Andere Probleme lassen sich dagegen offenbar vergleichsweise schnell regeln. Neben dem Flüchtlingsthema mit seiner europaweiten Relevanz auf der Agenda der Landesregierung: die Schwierigkeiten, mit denen drei Stormarner Landwirte nach dem Insolvenzantrag des Bochumer Straßenbauunternehmens Betam zu kämpfen haben. Wie berichtet, hatten sie im vergangenen Jahr Felder an die Baufirma vermietet, die darauf unter anderem Erde, Geröll und Betonrohre gelagert und außerdem ein Betonmischwerk betrieb.

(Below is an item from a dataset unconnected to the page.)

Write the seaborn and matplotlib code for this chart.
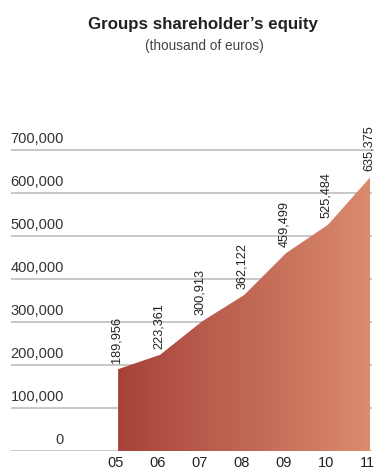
import numpy as np
import pandas as pd
import matplotlib
matplotlib.use("Agg")
import matplotlib.pyplot as plt
import seaborn as sns
from matplotlib.colors import LinearSegmentedColormap
from matplotlib import font_manager

sns.set_theme(style="white")

# Data
years = [5, 6, 7, 8, 9, 10, 11]
year_labels = ["05", "06", "07", "08", "09", "10", "11"]
equity = [189956, 223361, 300913, 362122, 459499, 525484, 635375]
y_ticks = [0, 100000, 200000, 300000, 400000, 500000, 600000, 700000]

installed = {f.name for f in font_manager.fontManager.ttflist}
base_font = "Liberation Sans" if "Liberation Sans" in installed else "DejaVu Sans"
narrow_font = next((f for f in ["Liberation Sans Narrow", "DejaVu Sans Condensed"]
                    if f in installed), base_font)
plt.rcParams["font.family"] = [base_font, "DejaVu Sans"]

df = pd.DataFrame({"year": years, "equity": equity})

W, H = 374, 470
fig = plt.figure(figsize=(W / 100, H / 100), dpi=100)

# axes placement in pixels
ax_left, ax_right = 11, 372.2
ax_bottom_px, px_per_100k = 451, 43.07
ymax = 800000
ax_top_px = ax_bottom_px - px_per_100k * ymax / 100000
ax = fig.add_axes([ax_left / W, (H - ax_bottom_px) / H,
                   (ax_right - ax_left) / W, (ax_bottom_px - ax_top_px) / H])
ax.set_xlim(2.45, 11.05)
ax.set_ylim(0, ymax)
ax.axis("off")

px = 100000 / px_per_100k  # data units per pixel (vertical)
label_x = (64 - ax_left) / (ax_right - ax_left)

grid_color = "#c4c4c4"
for v in y_ticks:
    ax.axhline(v, color=grid_color, lw=1.3, zorder=1)
    ax.text(label_x, v + 4 * px, f"{v:,}", transform=ax.get_yaxis_transform(),
            ha="right", va="bottom", fontsize=10.5, color="#333333")

# area outline through seaborn
sns.lineplot(data=df, x="year", y="equity", ax=ax, color="#c0604c", lw=0, zorder=3)
poly = ax.fill_between(df["year"], 0, df["equity"], color="none", lw=0, zorder=2)

# horizontal gradient fill clipped to the area
cmap = LinearSegmentedColormap.from_list("eq", ["#a6423a", "#db8b6f"])
grad = np.linspace(0, 1, 256).reshape(1, -1)
im = ax.imshow(grad, cmap=cmap, aspect="auto",
               extent=[years[0], years[-1], 0, max(equity)], zorder=2,
               interpolation="bilinear")
path = poly.get_paths()[0]
im.set_clip_path(path, transform=ax.transData)
ax.set_xlim(2.45, 11.05)
ax.set_ylim(0, ymax)

# value labels
for x, v in zip(years, equity):
    ax.annotate(f"{v:,}", (x, v), xytext=(-1.2, 4.5), textcoords="offset points",
                rotation=90, ha="center", va="bottom", fontsize=9.2,
                family=[narrow_font, "DejaVu Sans"], color="#222222",
                annotation_clip=False)

# year labels
for x, lab in zip(years, year_labels):
    ax.text(x - 0.06, -12 * px, lab, ha="center", va="center",
            fontsize=10.5, color="#222222")

fig.text(203 / W, 1 - 25 / H, "Groups shareholder\u2019s equity", ha="center",
         va="center", fontsize=12.2, fontweight="bold", color="#222222")
fig.text(204 / W, 1 - 46 / H, "(thousand of euros)", ha="center", va="center",
         fontsize=9.8, color="#444444")

fig.savefig("out.png", dpi=100)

Nun warten die Landwirte vergeblich auf einen Rückbau ihrer Flächen. Landrat Klaus Plöger: „Ich habe den Betroffenen versprochen, dass es nicht sein kann, dass sie nun in ihrer Existenz gefährdet sind.“
Nach Erörterung des Problems im Kabinett ist nun klar: Es soll demnächst eine Gesprächsrunde mit allen Betroffenen geben, deren Ziel ist, dass „intelligente Lösungen gefunden werden“. Plöger: „Das ist mehr, als man erwarten durfte.“
Kabinettsmitglieder besuchen Firmen, Behörden, Vereine und Schulen
Nach dem Ende der Sitzung schwärmen die Mitglieder der Landesregierung aus. Torsten Albig etwa sieht sich bei Hela in Ahrensburg und bei Möbius Modellbau in Barsbüttel um. Kulturministerin Anke Spoorendonk (SSW) stattet dem Amtsgericht Ahrensburg und dem Betreuungsverein Stormarn einen Besuch ab, Innenminister Studt fährt zur Bezirkskriminalinspektion der Polizei in Bad Oldesloe.
Und Dirk Loßack, Staatssekretär im Ministerium für Schule und Berufsbildung, überreicht der Beruflichen Schule in Bad Oldesloe ein Genehmigungsschreiben für die Einrichtung einer Fachschule für Sozialpädagogik. Dann schließt sich der Kreis: Am Ende geht’s um berufsschulpflichtige Migranten, die „im Kontext einer beruflichen Grundbildung“ Deutsch lernen.